書き続ける!住職の平常心日記

静岡県にある曹洞宗のお寺、正太寺の住職が物欲との戦いを公開します。

導師は葬儀で泣いてもいいのか

少し前に葬儀屋さんがTwitterで、葬儀社の職員が葬儀で泣いてしまっていいのかどうかという話題を振ってらっしゃいました。それに伴って当然僧侶もどうしたものかという話題にも発展するわけですが。

この話題はいつの時代にも繰り返されてきた話だと思います。葬儀社という存在もかなり昔からありますし、僧侶が在家信者の葬儀に関わるようになってからの歴史も長いです。その間に、おそらく度々議論に上っていたのではないでしょうか。それぐらい普遍的な出来事だからです。

それがなぜ結論が出るようで出ないまま来ているかというと、鯔のつまり、儀式の進行役である人間が泣いてちゃ先に進まんだろうが、という視点があります。どんなに悲しい葬儀の場にも、時間は流れています。火葬場の予約もありますから、葬儀予定時間を大幅にオーバーするようなことになると、問題が出てきます。

悲しむのは遺族と会葬者であって、進行役の立場の人間は、そこに押し流されることなく儀式を進めていかなくてはなりません。そのことについては100%同意です。それでも議論になるのは、やはり人間の情ですよ。泣ける時は泣けるんですよ。そのことまでも否定していいものか、というわけです。

いやいや、もっともっと深いところが根底にあるのかもしれませんけどね。当事者になりがちな私の意見としては、その程度の浅いところです。

人前で泣きたくないという当たり前の思いもあります。最近では言葉に詰まるぐらいどうってことなくなりましたが。最後まで喋れればオッケーぐらいに私の中の基準は緩んでます。そのせいで、したくもないと思っていたもらい泣きをしてしまった方がいらしたら申し訳ないです。でも感情を全て押し殺すことが仏の道ではありませんしね。泣きたい時は泣きましょう。そういう気持ちの中で、精一杯儀式も進めていく。それでいいではないか、という意見に現時点ではたどり着いています。

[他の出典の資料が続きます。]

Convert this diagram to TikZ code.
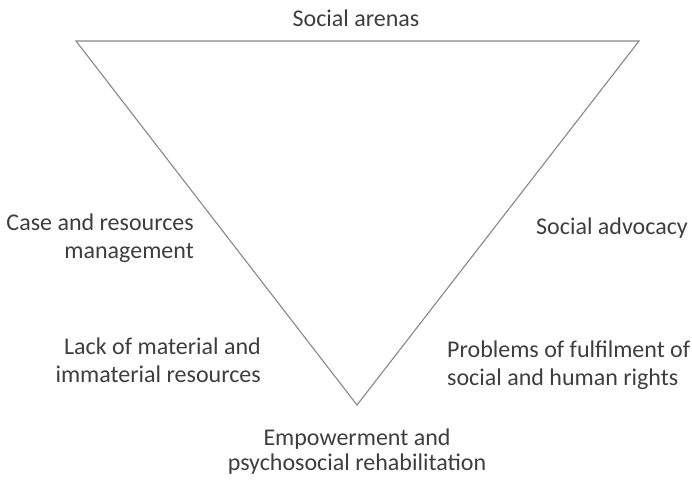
\documentclass[tikz,border=0pt]{standalone}
\usepackage{fontspec}
\setmainfont{Carlito}
\usepackage{xcolor}
\usepackage{tikz}
\usetikzlibrary{positioning}

\definecolor{edgegray}{RGB}{135,135,135}
\definecolor{labelgray}{RGB}{62,62,62}

\tikzset{
  lbl/.style={inner sep=0pt,text=labelgray,font=\fontsize{24}{28}\selectfont},
  side/.style={draw=edgegray,line width=1.1pt,line join=miter}
}

\begin{document}
\begin{tikzpicture}[x=1pt,y=-1pt]
\useasboundingbox (0,0) rectangle (692,479);
% corners of the funnel
\coordinate (tl) at (76,41);
\coordinate (tr) at (639,41);
\coordinate (bt) at (357,405);
\draw[side] (tl) -- (tr) -- (bt) -- cycle;

% two-line labels sit on the baseline of their last line
\node[lbl,anchor=base] (arenas) at (356,26) {Social arenas};
\node[lbl,anchor=base east,align=right] (casemgmt) at (194,258) {Case and resources\\management};
\node[lbl,anchor=base east] (advocacy) at (688,234) {Social advocacy};
\node[lbl,anchor=base east,align=right] (lack) at (261,382) {Lack of material and\\immaterial resources};
\node[lbl,anchor=base west,align=left] (problems) at (447,385) {Problems of fulfilment of\\social and human rights};
\node[lbl,anchor=base,align=center,font=\fontsize{24}{25}\selectfont] (empower) at (357,470) {Empowerment and\\psychosocial rehabilitation};
\end{tikzpicture}
\end{document}
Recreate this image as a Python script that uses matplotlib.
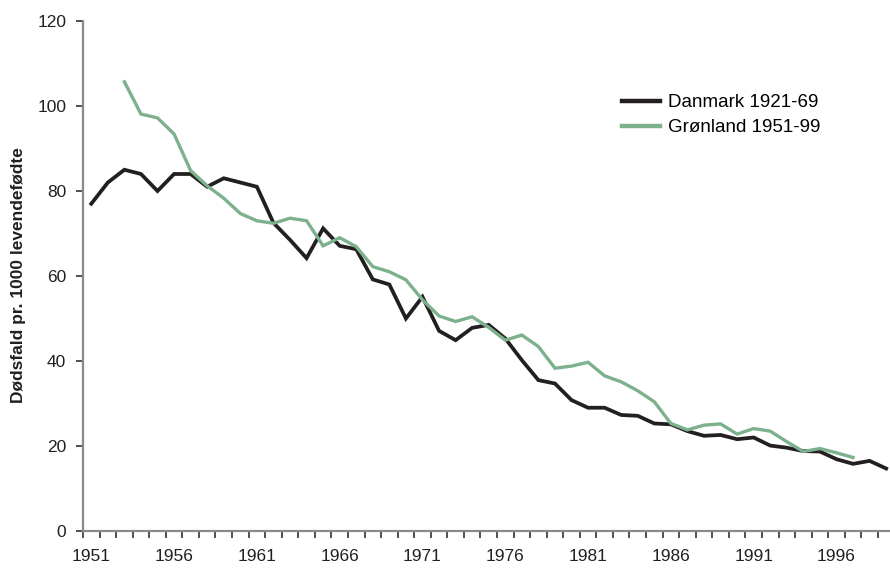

幸い、私は葬儀社ではなく、職員もいません。弟子が現れればそれなりの指導が必要となりますが、この辺の考え方については指導の名の下に強制するよりも、自分の中でたどり着いた方がいいので、普遍的な回答を求める必要はありません。葬儀社さんの場合はそうもいかず、会社としてある程度の方針を決めておかないといけないでしょうから、大変ですよね。

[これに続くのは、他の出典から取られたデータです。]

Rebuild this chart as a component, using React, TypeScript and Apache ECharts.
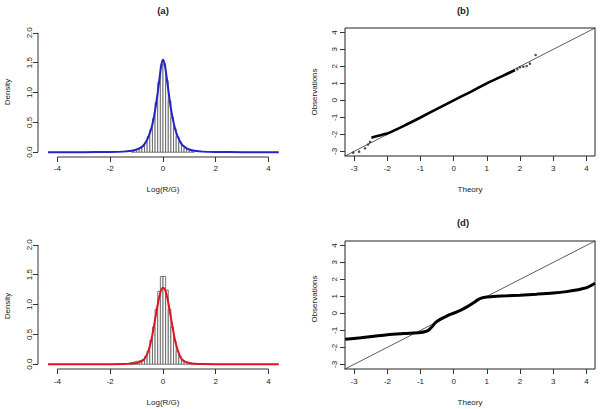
import React, { useEffect, useRef } from "react";
import * as echarts from "echarts";

// ---------- data ----------
const BIN_WIDTH = 0.1;

// (a) histogram
const aBinCenters = [-1.15, -1.05, -0.95, -0.85, -0.75, -0.65, -0.55, -0.45, -0.35, -0.25, -0.15, -0.05, 0.05, 0.15, 0.25, 0.35, 0.45, 0.55, 0.65, 0.75, 0.85, 0.95, 1.05, 1.15];
const aBinHeights = [0.02, 0.03, 0.05, 0.07, 0.1, 0.16, 0.26, 0.38, 0.56, 0.83, 1.17, 1.46, 1.48, 1.2, 0.86, 0.58, 0.39, 0.26, 0.17, 0.11, 0.07, 0.05, 0.03, 0.02];
// (a) density curve
const aCurveX = [-4.36, -3, -2, -1.5, -1.2, -1.0, -0.9, -0.8, -0.7, -0.6, -0.5, -0.4, -0.3, -0.2, -0.1, -0.05, 0, 0.05, 0.1, 0.2, 0.3, 0.4, 0.5, 0.6, 0.7, 0.8, 0.9, 1.0, 1.2, 1.5, 2, 3, 4.39];
const aCurveY = [0, 0.001, 0.004, 0.01, 0.025, 0.045, 0.065, 0.09, 0.135, 0.21, 0.32, 0.47, 0.7, 1.0, 1.35, 1.49, 1.55, 1.5, 1.38, 1.05, 0.73, 0.5, 0.33, 0.22, 0.14, 0.095, 0.065, 0.045, 0.025, 0.01, 0.004, 0.001, 0];

// (c) histogram
const cBinCenters = [-1.25, -1.15, -1.05, -0.95, -0.85, -0.75, -0.65, -0.55, -0.45, -0.35, -0.25, -0.15, -0.05, 0.05, 0.15, 0.25, 0.35, 0.45, 0.55, 0.65, 0.75, 0.85, 0.95, 1.05, 1.15, 1.25];
const cBinHeights = [0.02, 0.03, 0.04, 0.05, 0.06, 0.08, 0.13, 0.22, 0.4, 0.62, 0.92, 1.22, 1.47, 1.47, 1.24, 0.92, 0.62, 0.38, 0.22, 0.12, 0.07, 0.04, 0.03, 0.02, 0.01, 0.01];
// (c) density curve
const cCurveX = [-4.36, -2, -1.5, -1.2, -1.0, -0.8, -0.7, -0.6, -0.5, -0.4, -0.3, -0.2, -0.1, 0, 0.1, 0.2, 0.3, 0.4, 0.5, 0.6, 0.7, 0.8, 1.0, 1.2, 1.5, 2, 4.39];
const cCurveY = [0, 0.001, 0.004, 0.01, 0.02, 0.05, 0.09, 0.17, 0.3, 0.5, 0.75, 1.0, 1.2, 1.28, 1.22, 1.03, 0.78, 0.53, 0.32, 0.18, 0.09, 0.05, 0.02, 0.008, 0.003, 0.001, 0];

// (b) QQ plot: dense part and sparse outlying points
const bDenseX = [-2.48, -2.3, -2.15, -2.0, -1.5, -1.0, -0.5, 0, 0.5, 1.0, 1.3, 1.5, 1.7, 1.85];
const bDenseY = [-2.2, -2.1, -2.02, -1.95, -1.5, -1.01, -0.5, 0, 0.49, 1.0, 1.28, 1.46, 1.64, 1.78];
const bSparseX = [-3.03, -2.85, -2.67, -2.58, -2.52, 1.92, 2.0, 2.1, 2.2, 2.3, 2.47];
const bSparseY = [-3.08, -3.02, -2.82, -2.6, -2.45, 1.84, 1.95, 1.98, 2.02, 2.16, 2.67];

// (d) QQ plot
const dX = [-3.27, -2.8, -2.4, -2.0, -1.5, -1.0, -0.85, -0.75, -0.65, -0.55, -0.42, -0.25, -0.1, 0, 0.2, 0.4, 0.6, 0.75, 0.85, 1.0, 1.2, 1.6, 2.0, 2.5, 3.0, 3.4, 3.7, 3.9, 4.05, 4.15, 4.26];
const dY = [-1.53, -1.44, -1.35, -1.26, -1.19, -1.13, -1.07, -0.98, -0.78, -0.55, -0.37, -0.2, -0.06, 0.01, 0.17, 0.38, 0.62, 0.83, 0.91, 0.96, 1.0, 1.03, 1.07, 1.13, 1.2, 1.28, 1.37, 1.46, 1.55, 1.65, 1.77];

// axes / ticks
const histXTicks = [-4, -2, 0, 2, 4];
const histYTicks = [0, 0.5, 1, 1.5, 2];
const qqTicks = [-3, -2, -1, 0, 1, 2, 3, 4];
const HIST_X_RANGE = [-4.74, 4.74];
const HIST_Y_RANGE = [-0.08, 2.08];
const QQ_RANGE = [-3.275, 4.26];

const FONT = "'Liberation Sans', Arial, Helvetica, sans-serif";
const TEXT = "#222";

const zip = (xs: number[], ys: number[]) => xs.map((x, i) => [x, ys[i]]);

function axis(gridIndex: number, range: number[], ticks: number[], kind: "x" | "y", fmt: (v: number) => string, margin: number) {
  return {
    type: "value",
    gridIndex,
    min: range[0],
    max: range[1],
    axisLine: { show: false, onZero: false },
    splitLine: { show: false },
    axisTick: { show: true, customValues: ticks, length: 5, lineStyle: { color: "#333", width: 1 } },
    axisLabel: {
      customValues: ticks,
      formatter: fmt,
      color: TEXT,
      fontSize: 8,
      fontFamily: FONT,
      margin,
      rotate: kind === "y" ? 90 : 0,
    },
  };
}

function histRenderItem(params: any, api: any) {
  const x = api.value(0);
  const h = api.value(1);
  const p0 = api.coord([x - BIN_WIDTH / 2, 0]);
  const p1 = api.coord([x + BIN_WIDTH / 2, h]);
  return {
    type: "rect",
    shape: { x: p0[0], y: p1[1], width: p1[0] - p0[0], height: p0[1] - p1[1] },
    style: { fill: "#ffffff", stroke: "#555", lineWidth: 0.8 },
  };
}

// R-style axis segments: x axis from first to last tick, y axis from first to last tick
function histAxisSeries(gi: number) {
  const common = {
    type: "line",
    xAxisIndex: gi,
    yAxisIndex: gi,
    symbol: "none",
    clip: false,
    silent: true,
    z: 1,
    lineStyle: { color: "#333", width: 1 },
  };
  return [
    { ...common, data: [[histXTicks[0], HIST_Y_RANGE[0]], [histXTicks[histXTicks.length - 1], HIST_Y_RANGE[0]]] },
    { ...common, data: [[HIST_X_RANGE[0], histYTicks[0]], [HIST_X_RANGE[0], histYTicks[histYTicks.length - 1]]] },
  ];
}

function text(x: number, y: number, s: string, opts: any = {}) {
  return {
    type: "text",
    x,
    y,
    rotation: opts.rotation || 0,
    style: {
      text: s,
      fill: TEXT,
      font: `${opts.bold ? "bold " : ""}${opts.size || 8}px ${FONT}`,
      textAlign: "center",
      textVerticalAlign: "middle",
    },
  };
}

export default function App() {
  const ref = useRef<HTMLDivElement>(null);
  useEffect(() => {
    if (!ref.current) return;
    const chart = echarts.init(ref.current, null, { renderer: "svg" });
    const fmt1 = (v: number) => v.toFixed(1);
    const fmt0 = (v: number) => String(v);
    chart.setOption({
      animation: false,
      backgroundColor: "#ffffff",
      grid: [
        { left: 38, top: 28, width: 250, height: 129 },
        { left: 345, top: 28, width: 250, height: 128, show: true, borderColor: "#222", borderWidth: 1, backgroundColor: "transparent" },
        { left: 38, top: 240, width: 250, height: 129 },
        { left: 345, top: 241, width: 250, height: 128, show: true, borderColor: "#222", borderWidth: 1, backgroundColor: "transparent" },
      ],
      xAxis: [
        axis(0, HIST_X_RANGE, histXTicks, "x", fmt0, 7),
        axis(1, QQ_RANGE, qqTicks, "x", fmt0, 8),
        axis(2, HIST_X_RANGE, histXTicks, "x", fmt0, 8),
        axis(3, QQ_RANGE, qqTicks, "x", fmt0, 8),
      ],
      yAxis: [
        axis(0, HIST_Y_RANGE, histYTicks, "y", fmt1, 5),
        axis(1, QQ_RANGE, qqTicks, "y", fmt0, 7),
        axis(2, HIST_Y_RANGE, histYTicks, "y", fmt1, 5),
        axis(3, QQ_RANGE, qqTicks, "y", fmt0, 7),
      ],
      series: [
        ...histAxisSeries(0),
        ...histAxisSeries(2),
        {
          type: "custom",
          xAxisIndex: 0,
          yAxisIndex: 0,
          renderItem: histRenderItem,
          encode: { x: 0, y: 1 },
          data: zip(aBinCenters, aBinHeights),
          clip: false,
          z: 2,
        },
        {
          type: "line",
          xAxisIndex: 0,
          yAxisIndex: 0,
          data: zip(aCurveX, aCurveY),
          smooth: 0.3,
          symbol: "none",
          lineStyle: { color: "#2424c8", width: 2 },
          z: 3,
        },
        {
          type: "custom",
          xAxisIndex: 2,
          yAxisIndex: 2,
          renderItem: histRenderItem,
          encode: { x: 0, y: 1 },
          data: zip(cBinCenters, cBinHeights),
          clip: false,
          z: 2,
        },
        {
          type: "line",
          xAxisIndex: 2,
          yAxisIndex: 2,
          data: zip(cCurveX, cCurveY),
          smooth: 0.3,
          symbol: "none",
          lineStyle: { color: "#e0141e", width: 2 },
          z: 3,
        },
        // (b)
        {
          type: "line",
          xAxisIndex: 1,
          yAxisIndex: 1,
          data: [[QQ_RANGE[0] - 1, QQ_RANGE[0] - 1], [QQ_RANGE[1] + 1, QQ_RANGE[1] + 1]],
          symbol: "none",
          clip: true,
          lineStyle: { color: "#333", width: 0.8 },
        },
        {
          type: "line",
          xAxisIndex: 1,
          yAxisIndex: 1,
          data: zip(bDenseX, bDenseY),
          symbol: "none",
          smooth: 0.2,
          lineStyle: { color: "#000", width: 2.6 },
        },
        {
          type: "scatter",
          xAxisIndex: 1,
          yAxisIndex: 1,
          data: zip(bSparseX, bSparseY),
          symbol: "circle",
          symbolSize: 2.6,
          itemStyle: { color: "#222" },
        },
        // (d)
        {
          type: "line",
          xAxisIndex: 3,
          yAxisIndex: 3,
          data: [[QQ_RANGE[0] - 1, QQ_RANGE[0] - 1], [QQ_RANGE[1] + 1, QQ_RANGE[1] + 1]],
          symbol: "none",
          clip: true,
          lineStyle: { color: "#333", width: 0.8 },
        },
        {
          type: "line",
          xAxisIndex: 3,
          yAxisIndex: 3,
          data: zip(dX, dY),
          symbol: "none",
          smooth: 0.3,
          clip: true,
          lineStyle: { color: "#000", width: 3 },
        },
      ],
      graphic: [
        text(163, 10, "(a)", { bold: true, size: 9.5 }),
        text(463, 10, "(b)", { bold: true, size: 9.5 }),
        text(463, 222, "(d)", { bold: true, size: 9.5 }),
        text(163, 189, "Log(R/G)"),
        text(163, 402, "Log(R/G)"),
        text(470, 189, "Theory"),
        text(470, 402, "Theory"),
        text(7, 92, "Density", { rotation: Math.PI / 2 }),
        text(7, 306, "Density", { rotation: Math.PI / 2 }),
        text(314, 92, "Observations", { rotation: Math.PI / 2 }),
        text(314, 299, "Observations", { rotation: Math.PI / 2 }),
      ],
    });
    return () => chart.dispose();
  }, []);
  return <div ref={ref} style={{ width: 600, height: 409, position: "absolute", left: 0, top: 0 }} />;
}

控室に入り、喪主さんとお話ししたのち、法会に着替え、お袈裟をつける。搭袈裟偈を読むことで心が定まれば、あとはその心に従うのみです。自分がその時にこれが一番という方法で、お釈迦様から連なる仏法を示すべく、使える手はなんでも使う。それが意識的であれ無意識的であれ、自分の行いに自信を持って。

そんな心持ちで、本日もお通夜へ向かいます。行ってきます。